● What to work on: Where the data below has the string "Reproduce", return the whole line.

[START OF Provided data]

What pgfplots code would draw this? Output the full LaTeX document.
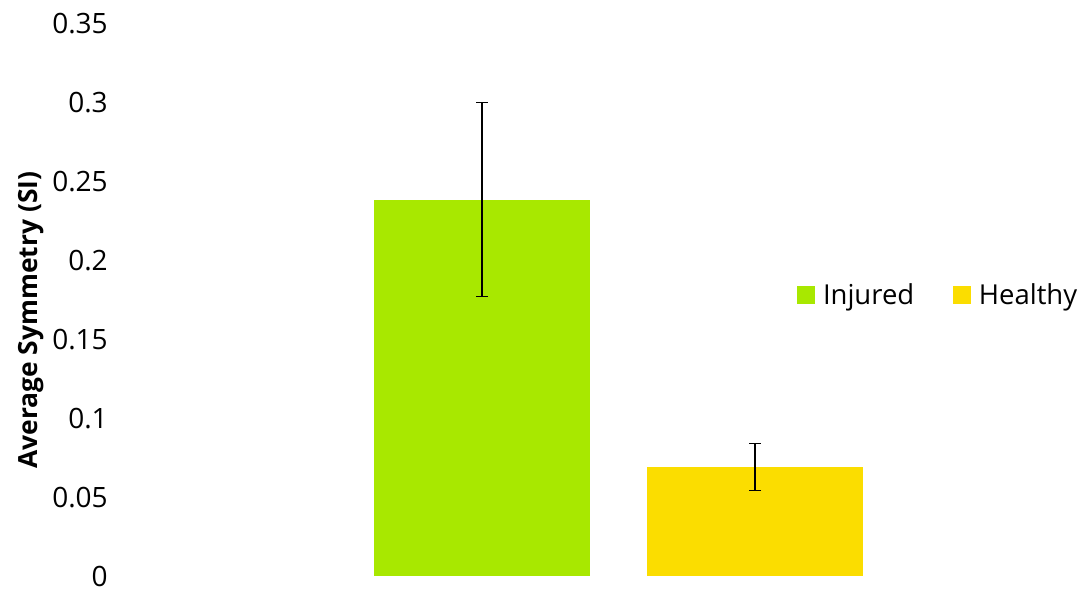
\documentclass[border=0pt]{standalone}
\usepackage{pgfplots}
\pgfplotsset{compat=1.18}
\usepackage{fontspec}
\setmainfont{Open Sans}
\definecolor{injg}{RGB}{168,232,0}
\definecolor{healy}{RGB}{251,221,0}
\begin{document}
\begin{tikzpicture}[x=1pt,y=1pt]
\begin{axis}[
  name=ax, at={(0,0)}, anchor=south west,
  scale only axis,
  width=726pt, height=414.375pt,
  xmin=120, xmax=1088,
  ymin=0, ymax=0.35,
  axis line style={draw=none},
  major tick length=0pt,
  xtick=\empty,
  ytick={0,0.05,0.1,0.15,0.2,0.25,0.3,0.35},
  yticklabels={0,0.05,0.1,0.15,0.2,0.25,0.3,0.35},
  /pgf/number format/assume math mode=true,
  yticklabel style={anchor=east, inner sep=0pt, xshift=-9pt, font=\fontsize{21}{24}\selectfont},
  ylabel={\bfseries Average Symmetry (SI)},
  ylabel style={at={(axis description cs:-0.0919,0.464)}, anchor=center, font=\fontsize{19.8}{22}\selectfont},
  ybar, bar width=216,
  bar shift=0pt,
  clip=false,
  legend columns=2,
  legend style={draw=none, fill=none, at={(axis cs:797,0.1785)}, anchor=west, inner sep=0pt, outer sep=0pt,
    font=\fontsize{20.6}{23}\selectfont,
    nodes={inner sep=0pt, anchor=west},
    /tikz/every odd column/.style={column sep=6pt},
    /tikz/every even column/.style={column sep=29pt}},
  legend image code/.code={\fill[#1] (0pt,-6.75pt) rectangle (13.5pt,6.75pt);},
  error bars/error bar style={black, line width=0.8pt},
  error bars/error mark options={black, rotate=90, mark size=4.5pt, line width=0.8pt},
]
\addplot[fill=injg, draw=none, error bars/.cd, y dir=both, y explicit]
  coordinates {(482,0.2387) +- (0,0.0613)};
\addlegendentry{Injured}
\addplot[fill=healy, draw=none, error bars/.cd, y dir=both, y explicit]
  coordinates {(755,0.0694) +- (0,0.0147)};
\addlegendentry{Healthy}
\end{axis}
\pgfresetboundingbox
\path (-90pt,-10.875pt) rectangle (726pt,432.375pt);
\end{tikzpicture}
\end{document}
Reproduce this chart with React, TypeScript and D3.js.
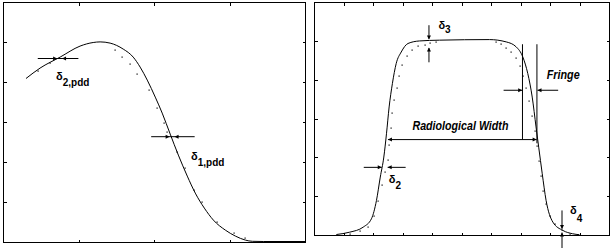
import React from "react";
import * as d3 from "d3";

// ---- Left panel (depth dose) ----
const pddCalcX = [1.49, 2.42, 3.75, 5.07, 5.94, 6.4, 7.06, 7.93, 8.59, 9.05, 9.52, 10.05, 10.51, 11.04, 11.58, 12.17, 12.7, 13.3, 13.9, 14.69, 15.36, 16.02, 16.48, 17.2, 20];
const pddCalcY = [82.0, 87.2, 92.7, 98.2, 100.0, 100.3, 99.7, 96.7, 92.7, 87.7, 81.2, 72.7, 64.7, 54.2, 43.7, 33.2, 24.7, 17.2, 11.2, 6.2, 3.2, 1.2, 0.6, 0.5, 0.5];
const pddMeasX = [2.3, 3.1, 7.4, 7.84, 8.39, 8.84, 9.61, 10.16, 10.6, 10.83, 11.49, 12.04, 12.59, 13.15, 14.14, 15.24, 16.02];
const pddMeasY = [86.0, 89.6, 96.2, 92.5, 89.5, 84.2, 76.2, 67.0, 59.5, 55.4, 45.4, 37.1, 26.2, 20.4, 10.4, 4.6, 2.1];

// ---- Right panel (profile) ----
const profCalcX = [-4.26, -3.81, -3.35, -3.07, -2.9, -2.77, -2.65, -2.56, -2.47, -2.36, -2.23, -2.06, -1.83, -1.44, -0.76, 0.93, 1.5, 1.84, 2.06, 2.23, 2.38, 2.51, 2.6, 2.72, 2.85, 3.08, 3.42, 3.75, 3.98];
const profCalcY = [0.5, 1.7, 4.3, 8.6, 18.0, 30.1, 40.4, 52.4, 66.2, 78.2, 88.6, 94.5, 98.9, 100.2, 100.6, 100.9, 99.7, 97.1, 92.0, 83.4, 71.3, 55.9, 45.5, 31.8, 18.1, 6.9, 2.6, 0.9, 0.4];
const profMeasX = [-3.8, -3.46, -3.19, -2.97, -2.84, -2.7, -2.6, -2.51, -2.46, -2.41, -2.36, -2.29, -2.22, -2.12, -2.02, -1.88, -1.71, -1.5, -1.27, -1.07, -0.87, 1.16, 1.33, 1.5, 1.67, 1.84, 1.97, 2.07, 2.17, 2.27, 2.37, 2.47, 2.54, 2.61, 2.67, 2.74, 2.84, 2.98, 3.15, 3.39, 3.66, 3.93];
const profMeasY = [1.0, 2.1, 4.6, 10.3, 18.0, 25.8, 32.5, 38.7, 46.4, 55.2, 62.9, 69.6, 75.8, 82.0, 87.7, 92.3, 95.4, 97.5, 98.3, 99.0, 99.6, 99.4, 98.4, 96.8, 94.6, 91.3, 87.2, 82.0, 75.8, 69.1, 61.4, 53.6, 45.9, 38.2, 30.4, 22.7, 16.0, 9.8, 5.7, 2.6, 1.0, 0.5];

const yTickVals = [20, 40, 60, 80, 100];
const leftXTicks = [5, 10, 15];
const rightXTicks = [-4, -3, -2, -1, 0, 1, 2, 3, 4];

const FONT = "'Liberation Sans', Arial, sans-serif";

function Arrowhead({ x, y, dir }: { x: number; y: number; dir: "l" | "r" | "u" | "d" }) {
  const L = 4, W = 2;
  let pts = "";
  if (dir === "r") pts = `${x},${y} ${x - L},${y - W} ${x - L},${y + W}`;
  if (dir === "l") pts = `${x},${y} ${x + L},${y - W} ${x + L},${y + W}`;
  if (dir === "d") pts = `${x},${y} ${x - W},${y - L} ${x + W},${y - L}`;
  if (dir === "u") pts = `${x},${y} ${x - W},${y + L} ${x + W},${y + L}`;
  return <polygon points={pts} fill="#000" />;
}

function Frame({ x, y, xt, yt }: any) {
  const [x0, x1] = x.range();
  const [y0, y1] = y.range();
  const T = 3;
  return (
    <g stroke="#000" strokeWidth={1} shapeRendering="crispEdges" fill="none">
      <rect x={x0} y={y1} width={x1 - x0} height={y0 - y1} />
      {yt.map((v: number) => (
        <g key={"y" + v}>
          <line x1={x0} x2={x0 + T} y1={y(v)} y2={y(v)} />
          <line x1={x1} x2={x1 - T} y1={y(v)} y2={y(v)} />
        </g>
      ))}
      {xt.map((v: number) => (
        <g key={"x" + v}>
          <line x1={x(v)} x2={x(v)} y1={y0} y2={y0 - T} />
          <line x1={x(v)} x2={x(v)} y1={y1} y2={y1 + T} />
        </g>
      ))}
    </g>
  );
}

export default function App() {
  const xL = d3.scaleLinear().domain([0, 20]).range([3.5, 305.5]);
  const yL = d3.scaleLinear().domain([0, 120]).range([242.5, 2.5]);
  const xR = d3.scaleLinear().domain([-5, 5]).range([314.5, 609.5]);
  const yR = d3.scaleLinear().domain([0, 120]).range([235.5, 2.5]);

  const lineL = d3.line<number>().x((_, i) => xL(pddCalcX[i])).y((d) => yL(d)).curve(d3.curveMonotoneX);
  const lineR = d3.line<number>().x((_, i) => xR(profCalcX[i])).y((d) => yR(d)).curve(d3.curveMonotoneX);

  const textStyle = { fontFamily: FONT, fontWeight: 700 as const };

  return (
    <svg width={612} height={248} style={{ position: "absolute", left: 0, top: 0, background: "#fff" }}>
      <rect x={0} y={0} width={612} height={248} fill="#fff" />
      <Frame x={xL} y={yL} xt={leftXTicks} yt={yTickVals} />
      <Frame x={xR} y={yR} xt={rightXTicks} yt={yTickVals} />

      {/* Left curves */}
      <path d={lineL(pddCalcY) || ""} fill="none" stroke="#000" strokeWidth={1} />
      {pddMeasX.map((v, i) => (
        <rect key={"pm" + i} x={Math.round(xL(v)) - 0.5} y={Math.round(yL(pddMeasY[i])) - 0.5} width={1.2} height={1.2} fill="#000" />
      ))}

      {/* Right curves */}
      <path d={lineR(profCalcY) || ""} fill="none" stroke="#000" strokeWidth={1} />
      {profMeasX.map((v, i) => (
        <rect key={"rm" + i} x={Math.round(xR(v)) - 0.5} y={Math.round(yR(profMeasY[i])) - 0.5} width={1.2} height={1.2} fill="#000" />
      ))}

      {/* Left annotations */}
      <g stroke="#000" strokeWidth={1}>
        <line x1={xL(2.27)} x2={xL(4.96)} y1={yL(92)} y2={yL(92)} />
        <line x1={xL(9.78)} x2={xL(12.66)} y1={yL(52.9)} y2={yL(52.9)} />
      </g>
      <Arrowhead x={xL(3.55)} y={yL(92)} dir="r" />
      <Arrowhead x={xL(3.88)} y={yL(92)} dir="l" />
      <Arrowhead x={xL(11.0)} y={yL(52.9)} dir="r" />
      <Arrowhead x={xL(11.33)} y={yL(52.9)} dir="l" />
      <text x={xL(3.48)} y={yL(81.2)} fontSize={11} {...textStyle}>
        δ<tspan fontSize={10} dy={6}>2,pdd</tspan>
      </text>
      <text x={xL(12.42)} y={yL(41.5)} fontSize={11} {...textStyle}>
        δ<tspan fontSize={10} dy={6}>1,pdd</tspan>
      </text>

      {/* Right annotations */}
      <g stroke="#000" strokeWidth={1}>
        <line x1={xR(-1.12)} x2={xR(-1.12)} y1={yR(108.3)} y2={yR(101.3)} />
        <line x1={xR(-1.12)} x2={xR(-1.12)} y1={yR(89.2)} y2={yR(96.5)} />
        <line x1={xR(3.39)} x2={xR(3.39)} y1={yR(12.9)} y2={yR(3.5)} />
        <line x1={xR(3.39)} x2={xR(3.39)} y1={yR(-6.8)} y2={yR(1.5)} />
        <line x1={xR(-3.33)} x2={xR(-2.72)} y1={yR(35.1)} y2={yR(35.1)} />
        <line x1={xR(-1.91)} x2={xR(-2.52)} y1={yR(35.1)} y2={yR(35.1)} />
        <line x1={xR(2.05)} x2={xR(2.05)} y1={yR(98.5)} y2={yR(49.4)} />
        <line x1={xR(2.54)} x2={xR(2.54)} y1={yR(98.5)} y2={yR(47.5)} />
        <line x1={xR(1.41)} x2={xR(2.04)} y1={yR(74.8)} y2={yR(74.8)} />
        <line x1={xR(3.26)} x2={xR(2.56)} y1={yR(74.8)} y2={yR(74.8)} />
        <line x1={xR(-2.51)} x2={xR(2.53)} y1={yR(49.4)} y2={yR(49.4)} />
      </g>
      <Arrowhead x={xR(-1.12)} y={yR(101.0)} dir="d" />
      <Arrowhead x={xR(-1.12)} y={yR(96.8)} dir="u" />
      <Arrowhead x={xR(3.39)} y={yR(3.3)} dir="d" />
      <Arrowhead x={xR(3.39)} y={yR(1.6)} dir="u" />
      <Arrowhead x={xR(-2.72)} y={yR(35.1)} dir="r" />
      <Arrowhead x={xR(-2.52)} y={yR(35.1)} dir="l" />
      <Arrowhead x={xR(2.04)} y={yR(74.8)} dir="r" />
      <Arrowhead x={xR(2.56)} y={yR(74.8)} dir="l" />
      <Arrowhead x={xR(-2.51)} y={yR(49.4)} dir="l" />
      <Arrowhead x={xR(2.53)} y={yR(49.4)} dir="r" />

      <text x={xR(-0.8)} y={yR(106.2)} fontSize={11} {...textStyle}>
        δ<tspan fontSize={10} dy={4}>3</tspan>
      </text>
      <text x={xR(-2.48)} y={yR(26.8)} fontSize={11} {...textStyle}>
        δ<tspan fontSize={10} dy={6}>2</tspan>
      </text>
      <text x={xR(3.66)} y={yR(11.3)} fontSize={11} {...textStyle}>
        δ<tspan fontSize={10} dy={8}>4</tspan>
      </text>
      <text x={xR(2.87)} y={yR(80.5)} fontSize={12} fontStyle="italic" {...textStyle} textLength={33} lengthAdjust="spacingAndGlyphs">
        Fringe
      </text>
      <text x={xR(-1.68)} y={yR(54.2)} fontSize={12} fontStyle="italic" {...textStyle} textLength={96} lengthAdjust="spacingAndGlyphs">
        Radiological Width
      </text>
    </svg>
  );
}
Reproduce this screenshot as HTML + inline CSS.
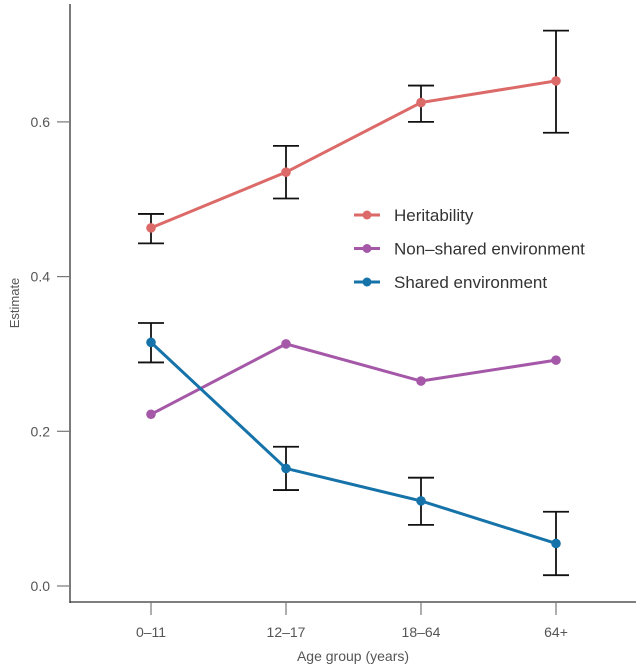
<!DOCTYPE html>
<html><head><meta charset="utf-8"><style>
body{margin:0;background:#fff;}
svg{display:block;font-family:"Liberation Sans",sans-serif;}
</style></head><body>
<svg id="chart" width="640" height="668"></svg>
<script>
const categories=["0–11","12–17","18–64","64+"];
const yTicks=[0.0,0.2,0.4,0.6];
const yTickLabels=["0.0","0.2","0.4","0.6"];
const heritability=[0.463,0.535,0.625,0.653];
const heritabilityLow=[0.443,0.501,0.600,0.586];
const heritabilityHigh=[0.481,0.569,0.647,0.718];
const nonShared=[0.222,0.313,0.265,0.292];
const shared=[0.315,0.152,0.110,0.055];
const sharedLow=[0.289,0.124,0.079,0.014];
const sharedHigh=[0.340,0.180,0.140,0.096];
const seriesNames=["Heritability","Non–shared environment","Shared environment"];

const NS="http://www.w3.org/2000/svg";
const svg=document.getElementById('chart');
function x(i){return 151+i*135;}
function y(v){return 586-v*773.5;}
function el(tag,attrs,parent){const e=document.createElementNS(NS,tag);for(const k in attrs)e.setAttribute(k,attrs[k]);(parent||svg).appendChild(e);return e;}
const axC="#333";
let a=el('line',{x1:70,y1:4,x2:70,y2:603,stroke:axC,'stroke-width':1.3});


a=el('line',{x1:69.4,y1:602,x2:636,y2:602,stroke:axC,'stroke-width':1.3});


yTicks.forEach((v,i)=>{
  let t=el('line',{x1:57,y1:y(v),x2:70,y2:y(v),stroke:'#777','stroke-width':1.2});
  
  
  let tx=el('text',{x:50,y:y(v)+5,'text-anchor':'end','font-size':14,fill:'#555'});
  tx.textContent=yTickLabels[i];
  
  
});
categories.forEach((c,i)=>{
  let t=el('line',{x1:x(i),y1:602,x2:x(i),y2:615,stroke:'#777','stroke-width':1.2});
  
  
  let tx=el('text',{x:x(i),y:637,'text-anchor':'middle','font-size':14,fill:'#555'});
  tx.textContent=c;
  
  
});
let t=el('text',{x:353,y:661,'text-anchor':'middle','font-size':14,fill:'#555'});
t.textContent="Age group (years)";


t=el('text',{x:19,y:303,'text-anchor':'middle','font-size':13,fill:'#555',transform:'rotate(-90 19 303)'});
t.textContent="Estimate";



function series(vals,color,name,lo,hi){
  const g=el('g',{});
  
  
  const pts=vals.map((v,i)=>x(i)+','+y(v)).join(' ');
  let p=el('polyline',{points:pts,fill:'none',stroke:color,'stroke-width':3},g);
  
  
  if(lo){vals.forEach((v,i)=>{
    const eg=el('g',{stroke:'#111','stroke-width':1.8},g);
    
    
    el('line',{x1:x(i),x2:x(i),y1:y(lo[i]),y2:y(hi[i])},eg);
    el('line',{x1:x(i)-13,x2:x(i)+13,y1:y(lo[i]),y2:y(lo[i])},eg);
    el('line',{x1:x(i)-13,x2:x(i)+13,y1:y(hi[i]),y2:y(hi[i])},eg);
  });}
  vals.forEach((v,i)=>{
    let c=el('circle',{cx:x(i),cy:y(v),r:4.8,fill:color},g);
    
    
  });
}
const colors=["#dc6a68","#a558a8","#1673aa"];
series(heritability,colors[0],'heritability',heritabilityLow,heritabilityHigh);
series(nonShared,colors[1],'non-shared-environment');
series(shared,colors[2],'shared-environment',sharedLow,sharedHigh);

seriesNames.forEach((n,i)=>{
  const ly=215+i*33.5;
  const g=el('g',{});
  
  
  el('line',{x1:354,x2:380,y1:ly,y2:ly,stroke:colors[i],'stroke-width':3},g);
  el('circle',{cx:367,cy:ly,r:4.5,fill:colors[i]},g);
  const tx=el('text',{x:394,y:ly+6,'font-size':17,fill:'#333'},g);
  tx.textContent=n;
});
</script>
</body></html>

[END OF Provided data]

● Reply to the task:
Reproduce this chart with React, TypeScript and D3.js.
Reproduce this screenshot as HTML + inline CSS.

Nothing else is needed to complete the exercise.